Para Anna Pérez Catalá, investigadora del Instituto de Desarrollo Sostenible y Relaciones Internacionales (IDDRI), estas tensiones reflejan la pérdida de confianza en el sistema multilateral. O, por lo menos, así lo asegura en una conversación con ENCLAVE ODS.

A su juicio, el valor de las cumbres climáticas no reside únicamente en el resultado, sino en "el proceso en sí", especialmente en momentos de fractura geopolítica.

Olga Alcaraz, experta en sostenibilidad de la Universidad Politécnica de Cataluña (UPC), coincide en que el Acuerdo de París sigue siendo un hito histórico. "Su gran valor es su propia existencia", sostiene.

Sin embargo, si bien es cierto que el mero hecho de que todos los países estén interpelados a actuar frente al cambio climático es un logro sin precedentes, ese consenso formal no se traduce automáticamente en una acción suficiente.

Sin tiempo

Mientras las negociaciones se atascan, la evidencia científica se acumula. Un informe reciente de Climate Central y World Weather Attribution señala que cumplir el Acuerdo de París evitaría hasta 57 días de calor extremo al año.

Eso solo sería posible si los países cumplen sus compromisos actuales y limitan el calentamiento global a unos 2,6 °C, un escenario que los científicos ya asumen como el más probable.

Anomalías de las temperaturas de la superficie del aire. Copernicus

El umbral de 1,5 °C se da prácticamente por perdido. El planeta ya ha superado los 1,3 °C y las emisiones globales no muestran signos claros de descenso.

"No nos engañemos: aún nos dirigimos hacia un futuro peligrosamente caluroso", advertía Kristina Dahl, vicepresidenta de Ciencia en Climate Central, que alerta que muchos países no están preparados ni siquiera para el nivel de calentamiento actual.

Democracia y liderazgo

A ese escenario se suma el debilitamiento del liderazgo político. Para Ismael Boughaba, analista de Political Watch, la crisis climática avanza de la mano de otra crisis democrática global. De ahí que el retroceso del Estado de derecho, la desinformación y los discursos antidemocráticos hayan erosionado también la ambición climática.

La retirada de Estados Unidos del Acuerdo de París tras el regreso de Donald Trump a la Casa Blanca en enero de 2025 volvió a evidenciar esa fragilidad. Aunque el país no ha abandonado la Convención Marco, su ausencia en Belém fue significativa.
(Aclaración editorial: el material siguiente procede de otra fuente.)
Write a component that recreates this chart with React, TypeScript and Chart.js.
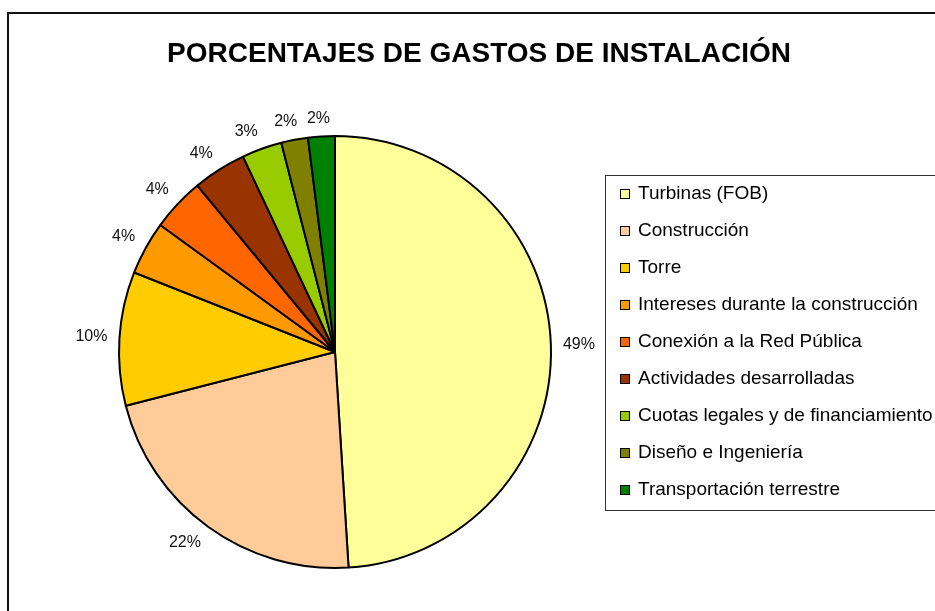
import React, { useEffect, useRef } from "react";
import { Chart, registerables } from "chart.js";

Chart.register(...registerables);

const TITLE = "PORCENTAJES DE GASTOS DE INSTALACIÓN";
const categories = [
  "Turbinas (FOB)",
  "Construcción",
  "Torre",
  "Intereses durante la construcción",
  "Conexión a la Red Pública",
  "Actividades desarrolladas",
  "Cuotas legales y de financiamiento",
  "Diseño e Ingeniería",
  "Transportación terrestre",
];
const values = [49, 22, 10, 4, 4, 4, 3, 2, 2];
const colors = [
  "#FFFF99",
  "#FFCC99",
  "#FFCC00",
  "#FF9900",
  "#FF6600",
  "#993300",
  "#99CC00",
  "#808000",
  "#008000",
];

const FONT = "'Liberation Sans', Arial, sans-serif";

const decorPlugin = {
  id: "decor",
  afterDraw(chart: any) {
    const ctx = chart.ctx as CanvasRenderingContext2D;
    ctx.save();
    // outer chart border (left & top visible)
    ctx.strokeStyle = "#111";
    ctx.lineWidth = 2;
    ctx.beginPath();
    ctx.moveTo(8, 620);
    ctx.lineTo(8, 13);
    ctx.lineTo(950, 13);
    ctx.stroke();

    // title
    ctx.fillStyle = "#000";
    ctx.font = `bold 28px ${FONT}`;
    ctx.textAlign = "center";
    ctx.textBaseline = "alphabetic";
    ctx.fillText(TITLE, 479, 62);

    // data labels
    const meta = chart.getDatasetMeta(0);
    const data = chart.data.datasets[0].data as number[];
    const total = data.reduce((a, b) => a + b, 0);
    ctx.font = `16px ${FONT}`;
    ctx.fillStyle = "#111";
    ctx.textAlign = "center";
    ctx.textBaseline = "middle";
    const clamp = (v: number) => Math.max(-1, Math.min(1, v));
    meta.data.forEach((arc: any, i: number) => {
      const p = arc.getProps(["x", "y", "startAngle", "endAngle", "outerRadius"], true);
      const mid = (p.startAngle + p.endAngle) / 2;
      const r = p.outerRadius + 12;
      const ax = p.x + Math.cos(mid) * r;
      const ay = p.y + Math.sin(mid) * r;
      const text = Math.round((data[i] / total) * 100) + "%";
      const w = ctx.measureText(text).width;
      const h = 12;
      const cx = ax + clamp(Math.cos(mid) * 3) * (w / 2);
      const cy = ay + clamp(Math.sin(mid) * 3) * (h / 2);
      ctx.fillText(text, cx, cy);
    });

    // legend box
    ctx.strokeStyle = "#333";
    ctx.lineWidth = 1;
    ctx.strokeRect(605.5, 175.5, 400, 335);
    const labels = chart.data.labels as string[];
    const bg = chart.data.datasets[0].backgroundColor as string[];
    ctx.font = `19px ${FONT}`;
    ctx.textAlign = "left";
    ctx.textBaseline = "middle";
    labels.forEach((lab, i) => {
      const y = 193 + i * 37;
      ctx.fillStyle = bg[i];
      ctx.fillRect(620, y - 4, 10, 10);
      ctx.strokeStyle = "#000";
      ctx.strokeRect(620.5, y - 3.5, 9, 9);
      ctx.fillStyle = "#000";
      ctx.fillText(lab, 638, y + 1);
    });
    ctx.restore();
  },
};

export default function App() {
  const ref = useRef<HTMLCanvasElement>(null);
  useEffect(() => {
    if (!ref.current) return;
    const chart = new Chart(ref.current, {
      type: "pie",
      data: {
        labels: categories,
        datasets: [
          {
            data: values,
            backgroundColor: colors,
            borderColor: "#000",
            borderWidth: 2,
          },
        ],
      },
      options: {
        animation: false,
        responsive: false,
        devicePixelRatio: 1,
        layout: { padding: { top: 135, bottom: 42, left: 118, right: 383 } },
        plugins: {
          legend: { display: false },
          tooltip: { enabled: false },
          title: { display: false },
        },
      },
      plugins: [decorPlugin],
    });
    return () => chart.destroy();
  }, []);
  return (
    <div
      style={{
        position: "fixed",
        left: 0,
        top: 0,
        width: 935,
        height: 611,
        background: "#fff",
        overflow: "hidden",
      }}
    >
      <canvas ref={ref} width={935} height={611} style={{ display: "block" }} />
    </div>
  );
}
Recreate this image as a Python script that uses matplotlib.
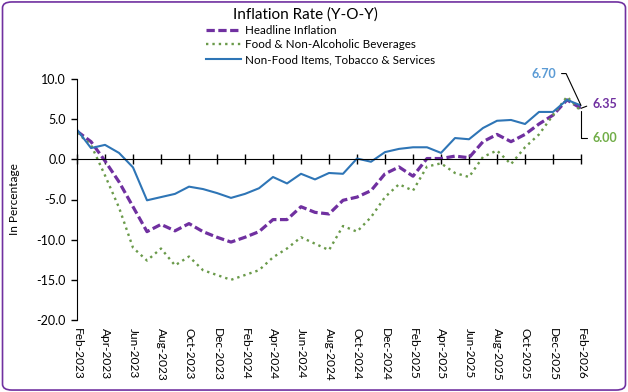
import matplotlib
matplotlib.use("Agg")
import matplotlib.pyplot as plt
from matplotlib.patches import FancyBboxPatch

plt.rcParams['font.family'] = ['Lato', 'DejaVu Sans']

months = list(range(37))  # Feb-2023 .. Feb-2026
tick_labels = ["Feb-2023", "Apr-2023", "Jun-2023", "Aug-2023", "Oct-2023", "Dec-2023",
               "Feb-2024", "Apr-2024", "Jun-2024", "Aug-2024", "Oct-2024", "Dec-2024",
               "Feb-2025", "Apr-2025", "Jun-2025", "Aug-2025", "Oct-2025", "Dec-2025",
               "Feb-2026"]

headline = [3.5, 2.2, -0.2, -2.8, -5.9, -9.0, -8.1, -8.9, -8.0, -9.0, -9.7, -10.3,
            -9.7, -9.0, -7.5, -7.5, -5.9, -6.6, -6.8, -5.1, -4.7, -3.9, -1.8, -0.95,
            -2.1, 0.1, 0.1, 0.4, 0.2, 2.2, 3.1, 2.2, 3.1, 4.4, 5.5, 7.4, 6.35]
food = [3.3, 1.8, -2.0, -6.0, -11.0, -12.6, -11.1, -13.2, -12.1, -13.8, -14.4, -15.0,
        -14.4, -13.8, -12.2, -11.1, -9.7, -10.5, -11.3, -8.3, -9.0, -7.2, -4.7, -3.1,
        -3.9, -0.9, -0.5, -1.7, -2.2, 0.3, 1.1, -0.6, 1.5, 3.1, 5.5, 7.8, 6.00]
nonfood = [3.7, 1.4, 1.8, 0.8, -1.0, -5.1, -4.7, -4.3, -3.4, -3.7, -4.2, -4.8,
           -4.3, -3.6, -2.2, -3.0, -1.8, -2.5, -1.7, -1.8, 0.1, -0.3, 0.9, 1.3,
           1.5, 1.5, 0.8, 2.65, 2.5, 3.9, 4.8, 4.9, 4.4, 5.9, 5.9, 7.4, 6.70]

PURPLE = '#7030A0'
GREEN = '#6A9A4A'
BLUE = '#2E75B6'

fig = plt.figure(figsize=(6.28, 3.92), dpi=100)
ax = fig.add_axes([77/628, (392-320)/392, (581-77)/628, (320-79)/392])

ax.plot(months, headline, color=PURPLE, lw=2.3, linestyle=(0, (2.6, 1.1)),
        label='Headline Inflation')
ax.plot(months, food, color=GREEN, lw=1.7, linestyle=(0, (1, 1.7)),
        label='Food & Non-Alcoholic Beverages')
ax.plot(months, nonfood, color=BLUE, lw=1.5, label='Non-Food Items, Tobacco & Services')

ax.set_xlim(0, 36)
ax.set_ylim(-20, 10)
ax.set_yticks([-20, -15, -10, -5, 0, 5, 10])
ax.set_yticklabels([f"{v:.1f}" for v in [-20, -15, -10, -5, 0, 5, 10]])
ax.tick_params(axis='y', direction='out', length=4, width=1, labelsize=9, pad=4)

ax.spines['top'].set_visible(False)
ax.spines['right'].set_visible(False)
ax.spines['bottom'].set_position(('data', 0))
ax.spines['left'].set_color('black')
ax.spines['bottom'].set_color('black')
ax.set_xticks(months[::2])
ax.tick_params(axis='x', direction='inout', length=7, width=1, labelbottom=False)

sec = ax.secondary_xaxis('bottom')
sec.set_xticks(months[::2])
sec.set_xticklabels(tick_labels, rotation=-90, fontsize=8.6)
sec.tick_params(axis='x', length=0, pad=6)
sec.spines['bottom'].set_visible(False)

ax.set_ylabel('In Percentage', fontsize=8.6, labelpad=12)

fig.text(0.487, 0.962, 'Inflation Rate (Y-O-Y)', ha='center', va='center', fontsize=11)
leg = fig.legend(loc='upper left', bbox_to_anchor=(206/628, 1 - 25/392), frameon=False,
                 fontsize=8.4, handlelength=3.0, handletextpad=0.35, labelspacing=0.3,
                 borderaxespad=0, borderpad=0)

# data labels with leader lines
ax.annotate(f"{nonfood[-1]:.2f}", xy=(months[-1], nonfood[-1]), xytext=(-18, 23),
            textcoords='offset points', ha='right', va='center', fontsize=9,
            fontweight='bold', color='#5B9BD5',
            arrowprops=dict(arrowstyle='-', color='black', lw=0.8, shrinkA=2, shrinkB=0,
                            relpos=(1, 0.5),
                            connectionstyle='angle,angleA=0,angleB=-65,rad=0'))
ax.annotate(f"{headline[-1]:.2f}", xy=(months[-1], headline[-1]), xytext=(8, 3),
            textcoords='offset points', ha='left', va='center', fontsize=9,
            fontweight='bold', color=PURPLE, annotation_clip=False,
            arrowprops=dict(arrowstyle='-', color='black', lw=0.8, shrinkA=2, shrinkB=0,
                            relpos=(0, 0.5)))
ax.annotate(f"{food[-1]:.2f}", xy=(months[-1], food[-1]), xytext=(8, -19),
            textcoords='offset points', ha='left', va='center', fontsize=9,
            fontweight='bold', color='#70AD47', annotation_clip=False,
            arrowprops=dict(arrowstyle='-', color='black', lw=0.8, shrinkA=2, shrinkB=0,
                            relpos=(0, 0.5),
                            connectionstyle='angle,angleA=180,angleB=90,rad=0'))

border = FancyBboxPatch((0.004, 0.005), 0.992, 0.99,
                        boxstyle='round,pad=0,rounding_size=0.015',
                        transform=fig.transFigure, fill=False, ec=PURPLE, lw=1.2)
fig.patches.append(border)

fig.savefig('out.png', dpi=100)
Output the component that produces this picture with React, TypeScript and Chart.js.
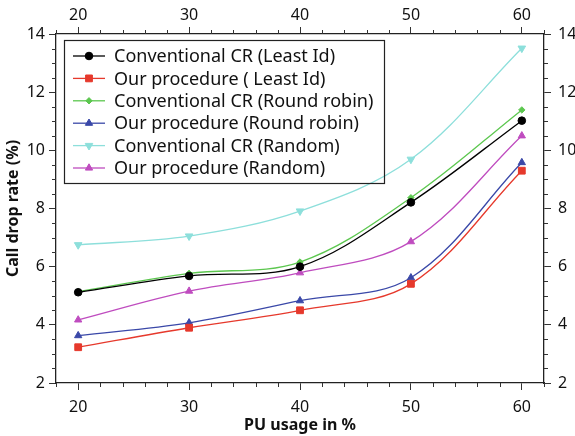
import React, { useEffect, useRef } from 'react';
import { Chart, registerables } from 'chart.js';

Chart.register(...registerables);

const puUsage = [20, 30, 40, 50, 60];
const convLeastId = [5.12, 5.68, 6.0, 8.21, 11.02];
const ourLeastId = [3.23, 3.9, 4.5, 5.41, 9.3];
const convRoundRobin = [5.14, 5.77, 6.16, 8.37, 11.39];
const ourRoundRobin = [3.63, 4.07, 4.83, 5.62, 9.58];
const convRandom = [6.75, 7.05, 7.91, 9.69, 13.51];
const ourRandom = [4.17, 5.16, 5.79, 6.86, 10.5];

const seriesLabels = [
  'Conventional CR (Least Id)',
  'Our procedure ( Least Id)',
  'Conventional CR (Round robin)',
  'Our procedure (Round robin)',
  'Conventional CR (Random)',
  'Our procedure (Random)',
];
const seriesValues = [convLeastId, ourLeastId, convRoundRobin, ourRoundRobin, convRandom, ourRandom];
const seriesColors = ['#000000', '#e6392c', '#5cc74f', '#3a48a8', '#8ddfdb', '#bf4cbf'];
const seriesStyles = ['circle', 'rect', 'rectRot', 'triangle', 'triangle', 'triangle'];
const seriesRotation = [0, 0, 0, 0, 180, 0];
const seriesRadius = [3.8, 4.8, 3.2, 4.2, 4.4, 4.2];

const xMajorTicks = [20, 30, 40, 50, 60];
const yMajorTicks = [2, 4, 6, 8, 10, 12, 14];
const xMin = 18, xMax = 62, yMin = 2, yMax = 14;

const FONT = "'Noto Sans', 'Open Sans', sans-serif";

function drawMarker(ctx: CanvasRenderingContext2D, style: string, x: number, y: number, r: number, rotDeg: number, color: string) {
  ctx.save();
  ctx.fillStyle = color;
  ctx.strokeStyle = color;
  ctx.lineWidth = 1;
  ctx.beginPath();
  if (style === 'circle') {
    ctx.arc(x, y, r, 0, Math.PI * 2);
  } else if (style === 'rect') {
    const s = Math.SQRT1_2 * r;
    ctx.rect(x - s, y - s, 2 * s, 2 * s);
  } else if (style === 'rectRot') {
    ctx.moveTo(x, y - r);
    ctx.lineTo(x + r, y);
    ctx.lineTo(x, y + r);
    ctx.lineTo(x - r, y);
    ctx.closePath();
  } else {
    let rad = (rotDeg * Math.PI) / 180;
    ctx.moveTo(x + Math.sin(rad) * r, y - Math.cos(rad) * r);
    rad += (2 * Math.PI) / 3;
    ctx.lineTo(x + Math.sin(rad) * r, y - Math.cos(rad) * r);
    rad += (2 * Math.PI) / 3;
    ctx.lineTo(x + Math.sin(rad) * r, y - Math.cos(rad) * r);
    ctx.closePath();
  }
  ctx.fill();
  ctx.stroke();
  ctx.restore();
}

const minorTicksPlugin = {
  id: 'minorTicks',
  afterDraw(chart: any) {
    const ctx = chart.ctx as CanvasRenderingContext2D;
    const { left, right, top, bottom } = chart.chartArea;
    const xs = chart.scales.x;
    const ys = chart.scales.y;
    ctx.save();
    ctx.strokeStyle = '#333';
    ctx.lineWidth = 1;
    ctx.beginPath();
    for (let v = xMin; v <= xMax + 1e-6; v += 2) {
      if (v % 10 === 0) continue;
      const px = Math.round(xs.getPixelForValue(v)) + 0.5;
      ctx.moveTo(px, bottom);
      ctx.lineTo(px, bottom + 4);
      ctx.moveTo(px, top);
      ctx.lineTo(px, top - 4);
    }
    for (let v = yMin; v <= yMax + 1e-6; v += 0.5) {
      if (Math.abs(v % 2) < 1e-6) continue;
      const py = Math.round(ys.getPixelForValue(v)) + 0.5;
      ctx.moveTo(left, py);
      ctx.lineTo(left - 4, py);
      ctx.moveTo(right, py);
      ctx.lineTo(right + 4, py);
    }
    ctx.stroke();
    ctx.restore();
  },
};

const legendBoxPlugin = {
  id: 'legendBox',
  afterDatasetsDraw(chart: any) {
    const ctx = chart.ctx as CanvasRenderingContext2D;
    const bx = 64, by = 40, bw = 320, bh = 143;
    ctx.save();
    ctx.strokeStyle = '#222';
    ctx.lineWidth = 1.2;
    ctx.strokeRect(bx + 0.5, by + 0.5, bw, bh);
    ctx.font = `18px ${FONT}`;
    ctx.textBaseline = 'middle';
    ctx.textAlign = 'left';
    for (let i = 0; i < seriesLabels.length; i++) {
      const cy = by + 16 + i * 22.4;
      ctx.strokeStyle = seriesColors[i];
      ctx.lineWidth = 1.3;
      ctx.beginPath();
      ctx.moveTo(bx + 9, cy);
      ctx.lineTo(bx + 41, cy);
      ctx.stroke();
      drawMarker(ctx, seriesStyles[i], bx + 25, cy, seriesRadius[i], seriesRotation[i], seriesColors[i]);
      ctx.fillStyle = '#111';
      ctx.fillText(seriesLabels[i], bx + 50, cy + 1);
    }
    ctx.restore();
  },
};

export default function App() {
  const canvasRef = useRef<HTMLCanvasElement | null>(null);

  useEffect(() => {
    document.body.style.margin = '0';
    const canvas = canvasRef.current;
    if (!canvas) return;

    const datasets = seriesLabels.map((label, i) => ({
      label,
      data: puUsage.map((x, j) => ({ x, y: seriesValues[i][j] })),
      borderColor: seriesColors[i],
      backgroundColor: seriesColors[i],
      borderWidth: 1.3,
      pointStyle: seriesStyles[i] as any,
      pointRotation: seriesRotation[i],
      pointRadius: seriesRadius[i],
      pointBorderWidth: 1,
      tension: 0.35,
      fill: false,
    }));

    const tickFont = { family: FONT, size: 16 };
    const titleFont = { family: FONT, size: 16, weight: 'bold' as const };
    const gridOpts = { drawOnChartArea: false, drawTicks: true, tickLength: 7, tickColor: '#333', tickWidth: 1 };
    const borderOpts = { display: true, color: '#222', width: 1.3 };

    const chart = new Chart(canvas, {
      type: 'line',
      data: { datasets },
      options: {
        animation: false,
        responsive: true,
        maintainAspectRatio: false,
        layout: { padding: 0 },
        plugins: { legend: { display: false }, tooltip: { enabled: false } },
        scales: {
          x: {
            type: 'linear',
            position: 'bottom',
            min: xMin,
            max: xMax,
            afterBuildTicks: (s: any) => { s.ticks = xMajorTicks.map((v) => ({ value: v })); },
            afterFit: (s: any) => { s.height = 53; },
            grid: gridOpts,
            border: borderOpts,
            ticks: { font: tickFont, color: '#111', padding: 8, maxRotation: 0, autoSkip: false },
            title: { display: true, text: 'PU usage in %', font: titleFont, color: '#111', padding: { top: 0, bottom: 1 } },
          },
          x2: {
            type: 'linear',
            position: 'top',
            min: xMin,
            max: xMax,
            afterBuildTicks: (s: any) => { s.ticks = xMajorTicks.map((v) => ({ value: v })); },
            afterFit: (s: any) => { s.height = 34; },
            grid: gridOpts,
            border: borderOpts,
            ticks: { font: tickFont, color: '#111', padding: 2, maxRotation: 0, autoSkip: false },
          },
          y: {
            type: 'linear',
            position: 'left',
            min: yMin,
            max: yMax,
            afterBuildTicks: (s: any) => { s.ticks = yMajorTicks.map((v) => ({ value: v })); },
            afterFit: (s: any) => { s.width = 56; },
            grid: gridOpts,
            border: borderOpts,
            ticks: { font: tickFont, color: '#111', padding: 4, autoSkip: false },
            title: { display: true, text: 'Call drop rate (%)', font: titleFont, color: '#111', padding: { top: 4, bottom: 0 } },
          },
          y2: {
            type: 'linear',
            position: 'right',
            min: yMin,
            max: yMax,
            afterBuildTicks: (s: any) => { s.ticks = yMajorTicks.map((v) => ({ value: v })); },
            afterFit: (s: any) => { s.width = 31; },
            grid: gridOpts,
            border: borderOpts,
            ticks: { font: tickFont, color: '#111', padding: 7, autoSkip: false },
          },
        },
      },
      plugins: [minorTicksPlugin, legendBoxPlugin],
    });

    return () => { chart.destroy(); };
  }, []);

  return (
    <div style={{ position: 'relative', width: 575, height: 436 }}>
      <canvas ref={canvasRef} />
    </div>
  );
}
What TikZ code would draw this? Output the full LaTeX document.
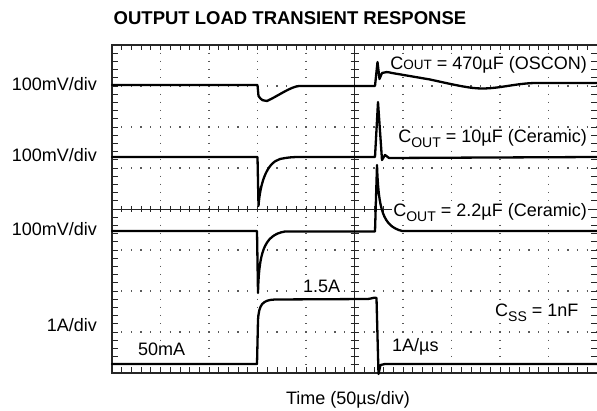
\documentclass[tikz,border=0pt]{standalone}
\usepackage{fontspec}
\setmainfont{Liberation Sans}
\newcommand\lblfont{\fontsize{18}{20}\selectfont}
\newcommand\subOUT{\raisebox{-4.7pt}{\fontsize{14}{15}\selectfont OUT}}
\newcommand\scOUT{{\fontsize{13.5}{15}\selectfont OUT}}
\newcommand\subSS{\raisebox{-4.7pt}{\fontsize{14}{15}\selectfont SS}}
\begin{document}
\begin{tikzpicture}[x=1pt,y=-1pt,
  frame/.style={line width=2.4pt,black!85},
  tickmark/.style={line width=0.8pt,black!85},
  axisline/.style={line width=0.9pt,black!85},
  hdots/.style={line width=1.4pt,black!65,dash pattern=on 1.3pt off 8.4pt,dash phase=0.65pt},
  vdots/.style={line width=1.4pt,black!65,dash pattern=on 1.3pt off 6.9pt,dash phase=0.65pt},
  trace/.style={line width=2.3pt,black,line join=round,line cap=round},
  lbl/.style={inner sep=0pt,font=\lblfont},
  inlbl/.style={lbl,fill=white,inner sep=1pt}]
\useasboundingbox (0,0) rectangle (597,411);
% dotted grid
\foreach \yy in {86,127,168,250,291,332} {\draw[hdots] (112,\yy) -- (597,\yy);}
\foreach \xx in {160.5,209,257.5,306,403,451.5,500,548.5} {\draw[vdots] (\xx,45) -- (\xx,373);}
% center axes
\draw[axisline] (112,209) -- (597,209);
\draw[axisline] (354.5,45) -- (354.5,373);
% ticks
\foreach \i in {0,...,49} {
  \draw[tickmark] ({112+9.7*\i},45) -- ++(0,5.5);
  \draw[tickmark] ({112+9.7*\i},373) -- ++(0,-5.5);
  \draw[tickmark] ({112+9.7*\i},206) -- ++(0,6);
}
\foreach \j in {0,...,39} {
  \draw[tickmark] (112,{45+8.2*\j}) -- ++(6,0);
  \draw[tickmark] (597,{45+8.2*\j}) -- ++(-6,0);
  \draw[tickmark] (350.5,{45+8.2*\j}) -- ++(8,0);
}
% frame
\draw[frame] (597,45) -- (112,45) -- (112,373) -- (597,373);
% labels inside the grid
\node[inlbl,anchor=base east] (c1) at (588,69.5) {C\scOUT{} = 470µF (OSCON)};
\node[inlbl,anchor=base east] (c2) at (588,142.5) {C\subOUT{} = 10µF (Ceramic)};
\node[inlbl,anchor=base east] (c3) at (588,216.5) {C\subOUT{} = 2.2µF (Ceramic)};
\node[inlbl,anchor=base west] (hi) at (302,292.5) {1.5A};
\node[inlbl,anchor=base west] (css) at (494,316.5) {C\subSS{} = 1nF};
\node[inlbl,anchor=base west] (sr) at (391,352) {1A/µs};
\node[inlbl,anchor=base west] (lo) at (137,356) {50mA};
% trace 1: 470uF OSCON
\draw[trace] (112,85) -- (257.5,85) -- (258.5,96) .. controls (261,100) and (264,101.5) .. (267,101)
  .. controls (278,96) and (290,87) .. (299,86) -- (375,86) -- (377.5,62) -- (379.5,79) -- (382,73)
  .. controls (385,71.5) and (388,72) .. (392,73) -- (430,79.5)
  .. controls (455,85) and (470,88.5) .. (482,88.5) .. controls (500,88.5) and (515,83.5) .. (535,83) -- (597,83);
% trace 2: 10uF ceramic
\draw[trace] (112,157) -- (257.5,157) -- (258.5,206) .. controls (260,185) and (266,163) .. (280,159)
  .. controls (287,157.5) and (292,157) .. (300,157) -- (375,157) -- (378,102) -- (382,160) -- (385,155) -- (389,158) -- (597,157);
% trace 3: 2.2uF ceramic
\draw[trace] (112,231) -- (257,231) -- (258,293) .. controls (259,255) and (263,235) .. (285,231.5)
  -- (375,231.5) -- (377,165) .. controls (378.5,210) and (383,226) .. (402,231) -- (597,231);
% trace 4: load current
\draw[trace] (112,364) -- (257,364) -- (258,320) .. controls (259,305) and (262,300) .. (275,299.5)
  -- (368,299) .. controls (372,298.5) and (375,297) .. (376.5,298) -- (378.5,374) -- (380.5,365) -- (385,364) -- (597,364);
% labels outside the grid
\node[lbl,anchor=base east] (s1) at (97,91) {100mV/div};
\node[lbl,anchor=base east] (s2) at (97,162) {100mV/div};
\node[lbl,anchor=base east] (s3) at (97,236) {100mV/div};
\node[lbl,anchor=base east] (s4) at (97,332) {1A/div};
\node[inner sep=0pt,anchor=base,font=\fontsize{18.5}{20}\selectfont\bfseries] (title) at (290,25) {OUTPUT LOAD TRANSIENT RESPONSE};
\node[lbl,anchor=base] (xlab) at (348,405) {Time (50µs/div)};
\end{tikzpicture}
\end{document}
Para Pérez Catalá, es una decisión "preocupante, pero no decisiva". Alcaraz, en cambio, asegura que el impacto puede ser determinante, especialmente en términos de financiación y credibilidad internacional.

Desde Belém, la vicepresidenta tercera y ministra para la Transición Ecológica, Sara Aagesen, defendió que, pese a la ausencia y las dificultades, "el Acuerdo de París sigue vivo". Y España, aseguró, apuesta por la "ambición máxima".

Diez años después, la fotografía es clara. El Acuerdo de París evitó el colapso del multilateralismo climático, pero no ha sido suficiente para encarrilar la Agenda 2030. El reloj climático sigue avanzando. Y esta vez, como recuerda la ciencia, no habrá prórroga.